La sortie de crise est longue pour l'industrie des pâtes et papiers, mais son avenir commence à se préciser et il est dans la diversification des produits qui sortent de ses usines.

«On est en train de passer à travers un genre de révolution», résume Daniel Archambault, vice-président et chef des opérations de Kruger, à la veille de la grand-messe annuelle de l'industrie qui a lieu cette semaine à Montréal.

Kruger est le seul fabricant de papier journal du Canada et un des rares en Amérique du Nord qui ne s'est pas placé sous la protection de la loi sur la faillite. La crise n'a pas été facile pour autant, souligne Daniel Archambault.

Comme ses pairs, Kruger a réduit sa production, fermé des usines et fait des centaines de mises à pied. L'entreprise fabrique maintenant moins de papier journal, mais plusieurs autres produits nouveaux: du papier tissu, de l'énergie et de la fibre cellulosique.

Kruger vient de commencer à produire de la fibre cellulosique à son usine de Trois-Rivières, la ville qui a déjà porté fièrement le titre de capitale mondiale du papier journal. C'est un des nouveaux produits sur lesquels l'industrie compte pour se réinventer.

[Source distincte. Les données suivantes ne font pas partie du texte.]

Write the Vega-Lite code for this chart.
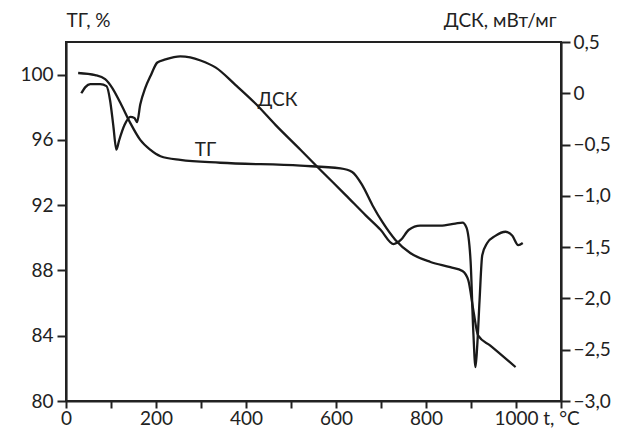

Il peut lui ouvrir de nouveaux marchés, comme les secteurs de l'automobile et l'aéronautique.

«Un jour, peut-être qu'on ne fabriquera plus de papier à Trois-Rivières», dit-il.

Mais ce jour est encore loin, selon lui. «L'industrie va continuer de faire du papier, mais à plus petite échelle. Elle va se servir de son expertise dans la fibre pour fabriquer des produits dérivés.» Ces nouveaux produits pourraient générer des revenus de 20 milliards en 2020, selon les estimations de l'industrie.

Des atouts durables

La donne a changé pour l'industrie des pâtes et papiers, mais les atouts des entreprises canadiennes et québécoises sont restés. Le vice-président de Kruger n'est pas de ceux qui se scandalisent du coût de la fibre et de la hausse du prix de l'énergie.

«C'est vrai que les changements au régime forestier ont fait augmenter le coût de la fibre, dit-il, mais elle est toujours disponible.»

La hausse des tarifs d'électricité est aussi une réalité décriée par l'industrie, mais le gouvernement se dit prêt à les réduire en échange d'investissements. «Quand on regarde ça à l'échelle mondiale et même nord-américaine, on reste avec un prix de l'énergie assez compétitif», estime Daniel Archambault.

La baisse récente de la valeur du dollar canadien, si elle se maintient, donnera aussi un coup de pouce à l'industrie. «Les producteurs canadiens vont être favorisés. Ce sera au tour des producteurs américains et européens de s'ajuster. Ça va nous donner plus de flexibilité financière pour investir.»

Le ciel s'est dégagé, au point que le principal défi de cette industrie centenaire est de renouveler sa main-d'oeuvre. Le recruteur Jobboom rapportait la semaine dernière que 62 postes en génie du bois avaient été offerts aux deux seuls diplômés de l'Université Laval dans cette spécialité. Selon l'Association des produits forestiers du Canada, 60 000 emplois devront être pourvus d'ici 2020.

La principale difficulté sera de convaincre les jeunes qu'il y a des emplois intéressants dans l'industrie des pâtes et papiers, et qu'ils ne sont pas nécessairement dans le bois. «On a besoin d'un "rebranding"», convient Daniel Archambault.

----------------

LES PRODUITS EN HAUSSE

Papier tissu

Kruger, mais aussi Cascades et plus récemment, Domtar, ont misé sur cette filière en croissance grâce notamment au vieillissement de la population.

Emballages

La popularité des achats par l'internet a donné une nouvelle impulsion au secteur de l'emballage.

Nanocellulose et fibre cellulosique

Ces produits dérivés de la fibre de bois ont des applications multiples dans une foule de produits.

Granules de bois et biocarburants

Les substituts du pétrole sont de plus en plus demandés, notamment en Ontario et dans plusieurs pays européens, qui misent sur eux pour remplacer le charbon.

-----------------

LES PRODUITS EN DÉCLIN

Papier journal

En Amérique du Nord, la demande de papier journal est passée d'un sommet de 12 millions de tonnes par année à 4 millions de tonnes par année.

Papier magazine

Le papier glacé perd aussi du terrain, avec un marché en baisse de 12 millions de tonnes par année à 7 millions de tonnes par année.

Papier pour imprimante

Selon Domtar, le principal producteur de papier fin en Amérique du Nord, la demande pour ce type de produit est en baisse de 3 à 4% par année.